Ethnographies

Nanai

нана́йцы, нани

The Nanai people live on the lower Amur River (in the Khabarovsk Krai) and on the right tributaries of the Ussuri river (Primorsky Krai), in the Russian Far East. More than 12,000 Nanai live in Russia and some 5000 in China. Nanai is a Tungusic language. Their principal livelihood is fishing. Shamanism played an important role in their worldview and rituals until very recently, and has been studied by Tat’iana Bulgakova for many years and discussed in her books.

Apart from far-reaching changes, their ancestral traditions were also upheld less and lessduring Soviet times. Since Perestroika, some of their former shamanistic rituals have been revived. Their language, however, is only spoken by a few elderly people and is seriously endangered.
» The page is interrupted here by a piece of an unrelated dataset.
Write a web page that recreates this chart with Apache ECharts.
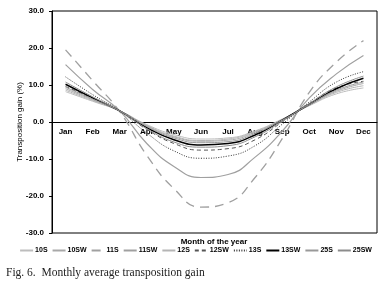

The Nanai are known for their special craft traditions, such as making clothing from fish skins. The Nanai artist Anatol Donkan, who has been living in Germany for some time, continues this tradition by transforming it into works of art. In his artistic installations, he also draws on his collection of wooden figures representing spirits. The Nanai see them as guardians and helpers, so they are treated with special respect through rituals. Overall, the Nanai worldview is characterized by the belief that the nature around them is animated by spirits with whom one can communicate and whom one can appease through appropriate behavior.